Request: Copy out precisely the lines beginning at the line that contains "Generate a LaTeX" and ending at the line that contains "(devil) at (983.5,254)", including both.
:::
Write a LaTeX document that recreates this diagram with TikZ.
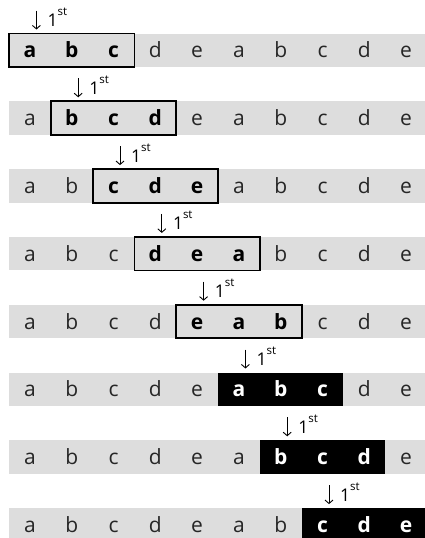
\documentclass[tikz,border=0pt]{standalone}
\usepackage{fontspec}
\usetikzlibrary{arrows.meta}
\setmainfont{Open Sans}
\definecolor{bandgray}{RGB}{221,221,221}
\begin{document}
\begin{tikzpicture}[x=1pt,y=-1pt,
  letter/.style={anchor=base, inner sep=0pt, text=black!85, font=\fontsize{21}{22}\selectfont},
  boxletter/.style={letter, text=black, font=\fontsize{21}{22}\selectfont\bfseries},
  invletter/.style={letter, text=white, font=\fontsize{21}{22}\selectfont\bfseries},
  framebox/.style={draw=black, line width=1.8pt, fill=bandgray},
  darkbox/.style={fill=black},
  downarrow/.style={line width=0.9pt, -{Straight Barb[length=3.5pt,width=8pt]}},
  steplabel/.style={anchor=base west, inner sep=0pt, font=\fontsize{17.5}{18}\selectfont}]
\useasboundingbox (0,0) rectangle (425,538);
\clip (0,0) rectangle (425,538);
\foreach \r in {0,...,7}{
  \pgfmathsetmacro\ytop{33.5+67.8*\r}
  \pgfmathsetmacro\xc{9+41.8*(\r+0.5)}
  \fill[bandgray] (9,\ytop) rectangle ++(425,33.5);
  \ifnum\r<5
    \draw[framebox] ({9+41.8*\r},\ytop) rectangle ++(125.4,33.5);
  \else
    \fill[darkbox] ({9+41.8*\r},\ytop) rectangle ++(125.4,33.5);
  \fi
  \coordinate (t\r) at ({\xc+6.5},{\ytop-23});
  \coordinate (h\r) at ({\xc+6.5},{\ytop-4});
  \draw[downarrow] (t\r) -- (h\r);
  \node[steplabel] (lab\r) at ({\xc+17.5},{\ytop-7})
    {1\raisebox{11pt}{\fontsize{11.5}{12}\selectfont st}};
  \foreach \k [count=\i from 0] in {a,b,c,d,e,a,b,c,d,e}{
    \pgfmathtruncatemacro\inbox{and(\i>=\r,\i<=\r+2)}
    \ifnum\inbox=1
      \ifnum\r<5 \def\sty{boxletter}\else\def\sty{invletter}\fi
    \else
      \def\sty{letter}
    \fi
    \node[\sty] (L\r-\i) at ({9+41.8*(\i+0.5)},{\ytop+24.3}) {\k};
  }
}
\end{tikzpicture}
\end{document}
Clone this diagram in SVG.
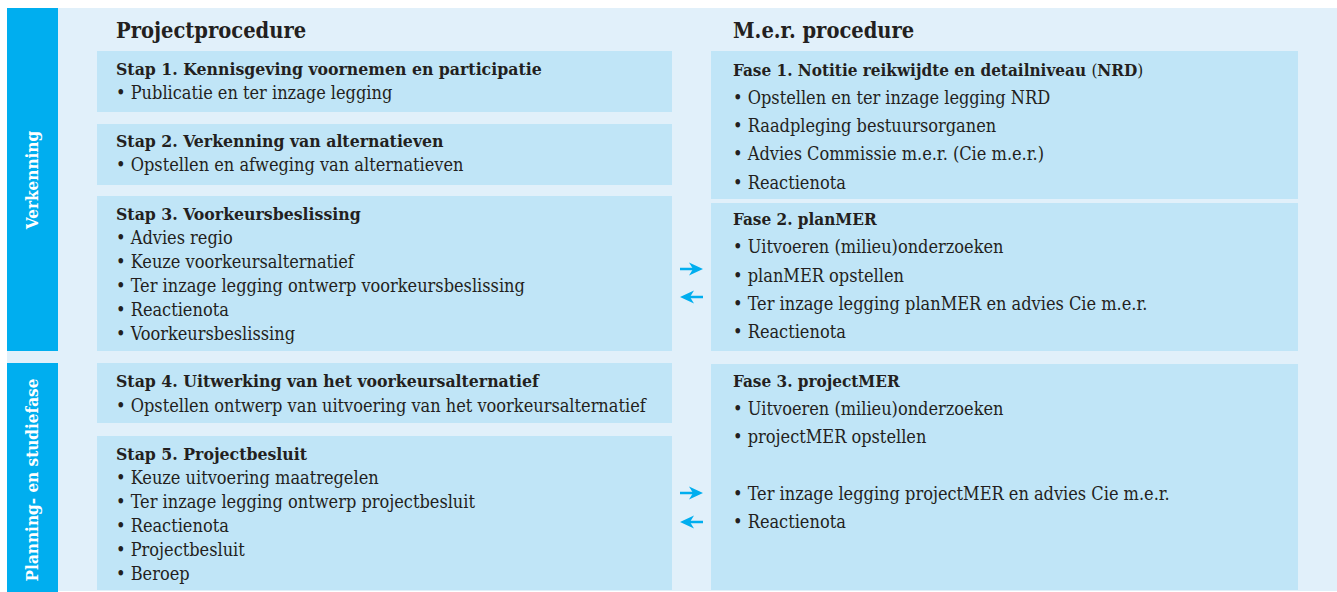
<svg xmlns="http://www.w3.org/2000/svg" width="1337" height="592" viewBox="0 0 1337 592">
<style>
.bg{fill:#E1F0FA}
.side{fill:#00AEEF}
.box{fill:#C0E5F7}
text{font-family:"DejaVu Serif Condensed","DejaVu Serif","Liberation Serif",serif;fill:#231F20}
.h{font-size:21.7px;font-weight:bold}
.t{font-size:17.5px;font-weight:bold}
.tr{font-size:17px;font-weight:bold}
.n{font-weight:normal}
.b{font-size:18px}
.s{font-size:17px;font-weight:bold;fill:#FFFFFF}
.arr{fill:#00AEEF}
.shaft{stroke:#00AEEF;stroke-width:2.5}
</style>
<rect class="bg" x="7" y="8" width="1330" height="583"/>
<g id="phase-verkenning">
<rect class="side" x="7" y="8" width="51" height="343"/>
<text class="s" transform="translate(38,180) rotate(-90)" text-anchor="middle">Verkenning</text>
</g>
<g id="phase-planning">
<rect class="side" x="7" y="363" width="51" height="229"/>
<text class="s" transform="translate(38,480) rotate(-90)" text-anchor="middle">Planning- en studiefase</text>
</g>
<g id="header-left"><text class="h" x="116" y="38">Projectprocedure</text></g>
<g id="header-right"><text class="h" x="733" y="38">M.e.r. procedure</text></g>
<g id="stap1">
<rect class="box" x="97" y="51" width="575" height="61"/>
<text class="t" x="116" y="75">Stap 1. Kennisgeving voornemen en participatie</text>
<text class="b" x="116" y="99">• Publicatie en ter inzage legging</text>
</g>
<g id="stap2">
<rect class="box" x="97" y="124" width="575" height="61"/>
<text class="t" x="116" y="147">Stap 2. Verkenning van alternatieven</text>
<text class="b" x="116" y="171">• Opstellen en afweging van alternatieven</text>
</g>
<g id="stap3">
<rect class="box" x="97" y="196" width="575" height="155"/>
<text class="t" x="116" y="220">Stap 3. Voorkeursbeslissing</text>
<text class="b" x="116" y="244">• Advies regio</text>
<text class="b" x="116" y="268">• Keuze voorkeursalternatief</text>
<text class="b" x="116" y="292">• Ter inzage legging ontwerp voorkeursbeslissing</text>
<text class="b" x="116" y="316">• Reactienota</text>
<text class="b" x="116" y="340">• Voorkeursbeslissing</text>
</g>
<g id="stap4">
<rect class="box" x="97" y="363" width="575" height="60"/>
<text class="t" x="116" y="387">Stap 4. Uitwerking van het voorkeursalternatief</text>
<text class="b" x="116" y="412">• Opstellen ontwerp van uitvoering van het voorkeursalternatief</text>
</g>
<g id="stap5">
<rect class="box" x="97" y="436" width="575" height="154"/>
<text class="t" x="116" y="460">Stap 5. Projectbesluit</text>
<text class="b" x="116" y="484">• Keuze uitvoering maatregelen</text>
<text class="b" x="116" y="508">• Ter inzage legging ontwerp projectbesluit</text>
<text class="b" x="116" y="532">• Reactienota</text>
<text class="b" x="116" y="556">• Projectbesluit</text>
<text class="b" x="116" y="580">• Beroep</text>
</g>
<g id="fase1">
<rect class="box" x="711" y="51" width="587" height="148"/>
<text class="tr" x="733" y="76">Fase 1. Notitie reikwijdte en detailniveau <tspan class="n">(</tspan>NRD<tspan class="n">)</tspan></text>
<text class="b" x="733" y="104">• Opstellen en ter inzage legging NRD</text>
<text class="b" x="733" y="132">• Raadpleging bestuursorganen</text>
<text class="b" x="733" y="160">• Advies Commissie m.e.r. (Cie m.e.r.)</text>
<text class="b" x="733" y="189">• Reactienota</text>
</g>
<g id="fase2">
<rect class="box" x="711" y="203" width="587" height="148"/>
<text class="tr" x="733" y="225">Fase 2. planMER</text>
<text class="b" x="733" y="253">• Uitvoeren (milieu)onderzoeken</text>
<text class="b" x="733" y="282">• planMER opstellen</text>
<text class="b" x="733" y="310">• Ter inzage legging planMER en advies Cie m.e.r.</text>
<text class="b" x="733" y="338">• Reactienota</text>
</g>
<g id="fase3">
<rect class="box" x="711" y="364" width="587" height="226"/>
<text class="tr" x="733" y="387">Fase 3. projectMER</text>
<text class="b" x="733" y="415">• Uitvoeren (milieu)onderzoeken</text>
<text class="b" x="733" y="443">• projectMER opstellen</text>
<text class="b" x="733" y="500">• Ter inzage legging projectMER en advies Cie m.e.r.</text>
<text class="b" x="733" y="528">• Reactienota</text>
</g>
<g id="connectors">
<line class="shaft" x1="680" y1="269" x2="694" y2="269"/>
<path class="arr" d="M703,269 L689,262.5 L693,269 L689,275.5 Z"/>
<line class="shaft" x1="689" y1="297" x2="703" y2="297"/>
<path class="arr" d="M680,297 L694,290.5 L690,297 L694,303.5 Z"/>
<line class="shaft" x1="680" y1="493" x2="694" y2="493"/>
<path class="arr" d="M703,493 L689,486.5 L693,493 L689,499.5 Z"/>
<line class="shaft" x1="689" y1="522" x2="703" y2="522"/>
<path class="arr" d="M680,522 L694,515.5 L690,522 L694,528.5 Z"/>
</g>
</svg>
:::
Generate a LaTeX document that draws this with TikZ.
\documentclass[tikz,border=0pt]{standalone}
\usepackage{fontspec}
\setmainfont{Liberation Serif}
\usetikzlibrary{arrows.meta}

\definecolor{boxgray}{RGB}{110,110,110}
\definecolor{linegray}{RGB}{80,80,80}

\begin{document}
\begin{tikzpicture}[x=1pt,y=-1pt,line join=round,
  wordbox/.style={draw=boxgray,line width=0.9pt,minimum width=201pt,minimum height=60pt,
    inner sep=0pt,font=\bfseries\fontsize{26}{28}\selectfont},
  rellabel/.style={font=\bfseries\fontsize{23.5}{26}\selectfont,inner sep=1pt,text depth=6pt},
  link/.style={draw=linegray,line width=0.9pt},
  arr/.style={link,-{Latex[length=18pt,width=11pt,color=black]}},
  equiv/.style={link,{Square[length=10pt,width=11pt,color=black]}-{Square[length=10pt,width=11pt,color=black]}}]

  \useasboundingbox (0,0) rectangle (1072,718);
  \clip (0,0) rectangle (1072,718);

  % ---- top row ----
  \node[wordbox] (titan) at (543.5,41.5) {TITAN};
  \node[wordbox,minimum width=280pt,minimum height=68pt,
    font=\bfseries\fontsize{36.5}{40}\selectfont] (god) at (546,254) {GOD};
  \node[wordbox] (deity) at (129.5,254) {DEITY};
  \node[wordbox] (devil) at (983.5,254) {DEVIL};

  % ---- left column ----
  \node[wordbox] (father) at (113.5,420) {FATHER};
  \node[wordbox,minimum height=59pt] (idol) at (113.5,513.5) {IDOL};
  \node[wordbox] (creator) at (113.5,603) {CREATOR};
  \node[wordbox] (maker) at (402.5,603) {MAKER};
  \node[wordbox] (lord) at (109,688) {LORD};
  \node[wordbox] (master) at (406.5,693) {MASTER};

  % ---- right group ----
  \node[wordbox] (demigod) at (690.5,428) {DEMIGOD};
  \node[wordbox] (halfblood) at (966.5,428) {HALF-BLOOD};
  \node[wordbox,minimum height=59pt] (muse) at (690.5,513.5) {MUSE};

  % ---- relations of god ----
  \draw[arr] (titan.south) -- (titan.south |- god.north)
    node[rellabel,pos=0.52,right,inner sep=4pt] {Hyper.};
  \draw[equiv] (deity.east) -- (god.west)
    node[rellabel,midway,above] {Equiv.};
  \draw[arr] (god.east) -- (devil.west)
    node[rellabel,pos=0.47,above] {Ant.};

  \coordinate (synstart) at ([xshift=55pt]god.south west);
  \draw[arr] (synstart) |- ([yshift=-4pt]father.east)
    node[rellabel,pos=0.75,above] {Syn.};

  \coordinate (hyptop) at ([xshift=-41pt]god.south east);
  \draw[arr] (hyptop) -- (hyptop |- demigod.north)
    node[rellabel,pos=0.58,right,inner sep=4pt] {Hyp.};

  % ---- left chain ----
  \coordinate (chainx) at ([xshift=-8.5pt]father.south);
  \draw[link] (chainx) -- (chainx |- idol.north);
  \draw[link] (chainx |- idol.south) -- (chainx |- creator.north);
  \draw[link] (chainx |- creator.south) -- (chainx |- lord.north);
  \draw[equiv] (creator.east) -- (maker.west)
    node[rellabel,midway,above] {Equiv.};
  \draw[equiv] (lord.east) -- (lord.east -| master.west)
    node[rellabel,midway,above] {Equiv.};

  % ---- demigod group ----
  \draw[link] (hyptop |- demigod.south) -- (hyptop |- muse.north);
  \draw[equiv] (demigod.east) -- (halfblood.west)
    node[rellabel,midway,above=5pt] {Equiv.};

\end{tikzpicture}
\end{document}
:::
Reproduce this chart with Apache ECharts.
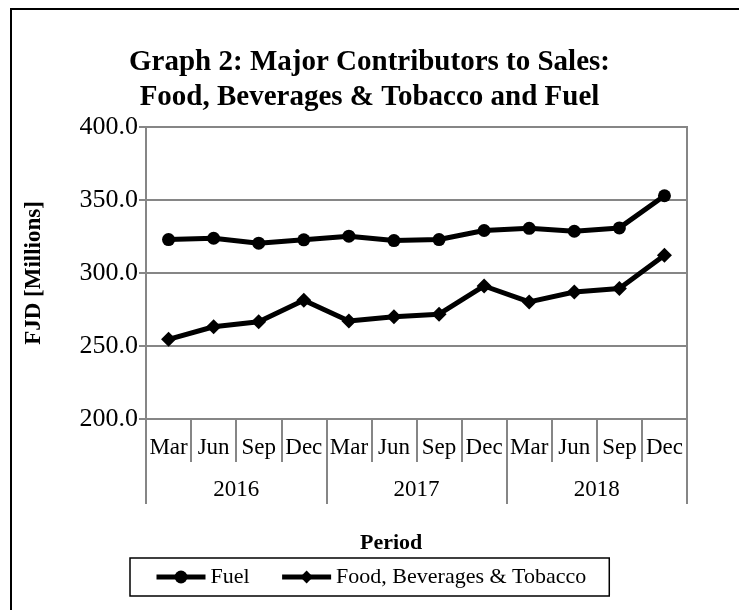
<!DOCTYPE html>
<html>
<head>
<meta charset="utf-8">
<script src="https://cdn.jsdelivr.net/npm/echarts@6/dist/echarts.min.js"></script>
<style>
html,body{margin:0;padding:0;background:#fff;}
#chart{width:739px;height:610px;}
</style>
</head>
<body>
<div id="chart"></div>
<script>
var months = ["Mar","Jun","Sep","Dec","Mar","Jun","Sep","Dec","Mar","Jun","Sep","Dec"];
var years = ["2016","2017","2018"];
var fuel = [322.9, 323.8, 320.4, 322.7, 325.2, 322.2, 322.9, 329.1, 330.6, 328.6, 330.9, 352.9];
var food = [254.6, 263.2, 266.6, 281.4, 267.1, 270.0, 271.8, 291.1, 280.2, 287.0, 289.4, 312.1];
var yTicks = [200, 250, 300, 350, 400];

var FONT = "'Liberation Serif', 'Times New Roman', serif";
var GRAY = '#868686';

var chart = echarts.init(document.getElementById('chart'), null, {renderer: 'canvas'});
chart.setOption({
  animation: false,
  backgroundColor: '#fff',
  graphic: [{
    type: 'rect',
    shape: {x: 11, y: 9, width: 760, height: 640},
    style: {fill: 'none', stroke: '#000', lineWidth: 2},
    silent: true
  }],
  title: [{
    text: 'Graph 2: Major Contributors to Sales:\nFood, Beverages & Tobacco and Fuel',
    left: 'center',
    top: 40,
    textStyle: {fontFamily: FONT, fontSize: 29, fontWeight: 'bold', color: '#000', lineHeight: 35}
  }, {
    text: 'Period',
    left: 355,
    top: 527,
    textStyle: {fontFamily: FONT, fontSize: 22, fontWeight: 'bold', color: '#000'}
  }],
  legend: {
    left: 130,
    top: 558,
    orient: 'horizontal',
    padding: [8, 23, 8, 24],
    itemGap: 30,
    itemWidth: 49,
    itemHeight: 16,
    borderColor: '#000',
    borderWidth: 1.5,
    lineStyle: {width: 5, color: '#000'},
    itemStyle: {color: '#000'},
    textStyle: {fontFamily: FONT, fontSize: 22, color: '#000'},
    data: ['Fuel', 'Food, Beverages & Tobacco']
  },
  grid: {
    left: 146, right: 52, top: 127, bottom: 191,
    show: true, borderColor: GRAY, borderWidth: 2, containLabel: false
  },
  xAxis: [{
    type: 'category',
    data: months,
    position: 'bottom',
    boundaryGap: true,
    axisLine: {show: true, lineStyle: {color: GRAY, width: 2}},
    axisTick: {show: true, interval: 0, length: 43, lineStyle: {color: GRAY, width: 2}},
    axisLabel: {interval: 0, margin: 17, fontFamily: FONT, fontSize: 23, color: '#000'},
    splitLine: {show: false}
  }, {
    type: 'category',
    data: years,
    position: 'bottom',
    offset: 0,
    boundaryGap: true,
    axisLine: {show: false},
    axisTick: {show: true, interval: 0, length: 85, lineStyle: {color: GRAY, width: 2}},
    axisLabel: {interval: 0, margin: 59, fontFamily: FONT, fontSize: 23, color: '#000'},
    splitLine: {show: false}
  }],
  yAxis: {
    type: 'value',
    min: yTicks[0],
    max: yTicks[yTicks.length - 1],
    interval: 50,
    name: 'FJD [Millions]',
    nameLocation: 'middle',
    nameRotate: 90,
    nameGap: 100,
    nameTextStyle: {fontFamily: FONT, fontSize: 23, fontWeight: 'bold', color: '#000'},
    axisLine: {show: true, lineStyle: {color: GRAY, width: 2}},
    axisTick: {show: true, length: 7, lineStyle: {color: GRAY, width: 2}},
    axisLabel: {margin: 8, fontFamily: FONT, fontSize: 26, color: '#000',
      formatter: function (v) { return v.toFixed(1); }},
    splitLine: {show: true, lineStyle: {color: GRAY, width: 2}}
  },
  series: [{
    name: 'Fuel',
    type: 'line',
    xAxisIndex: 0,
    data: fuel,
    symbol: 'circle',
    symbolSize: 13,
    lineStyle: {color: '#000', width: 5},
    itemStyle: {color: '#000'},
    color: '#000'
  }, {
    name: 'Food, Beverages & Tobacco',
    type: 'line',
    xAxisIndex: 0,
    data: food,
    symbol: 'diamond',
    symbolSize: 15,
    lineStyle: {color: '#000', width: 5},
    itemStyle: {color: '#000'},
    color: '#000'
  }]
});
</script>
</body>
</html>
:::
Final result:
Generate a LaTeX document that draws this with TikZ.
\documentclass[tikz,border=0pt]{standalone}
\usepackage{fontspec}
\setmainfont{Liberation Serif}
\usetikzlibrary{arrows.meta}

\definecolor{boxgray}{RGB}{110,110,110}
\definecolor{linegray}{RGB}{80,80,80}

\begin{document}
\begin{tikzpicture}[x=1pt,y=-1pt,line join=round,
  wordbox/.style={draw=boxgray,line width=0.9pt,minimum width=201pt,minimum height=60pt,
    inner sep=0pt,font=\bfseries\fontsize{26}{28}\selectfont},
  rellabel/.style={font=\bfseries\fontsize{23.5}{26}\selectfont,inner sep=1pt,text depth=6pt},
  link/.style={draw=linegray,line width=0.9pt},
  arr/.style={link,-{Latex[length=18pt,width=11pt,color=black]}},
  equiv/.style={link,{Square[length=10pt,width=11pt,color=black]}-{Square[length=10pt,width=11pt,color=black]}}]

  \useasboundingbox (0,0) rectangle (1072,718);
  \clip (0,0) rectangle (1072,718);

  % ---- top row ----
  \node[wordbox] (titan) at (543.5,41.5) {TITAN};
  \node[wordbox,minimum width=280pt,minimum height=68pt,
    font=\bfseries\fontsize{36.5}{40}\selectfont] (god) at (546,254) {GOD};
  \node[wordbox] (deity) at (129.5,254) {DEITY};
  \node[wordbox] (devil) at (983.5,254) {DEVIL};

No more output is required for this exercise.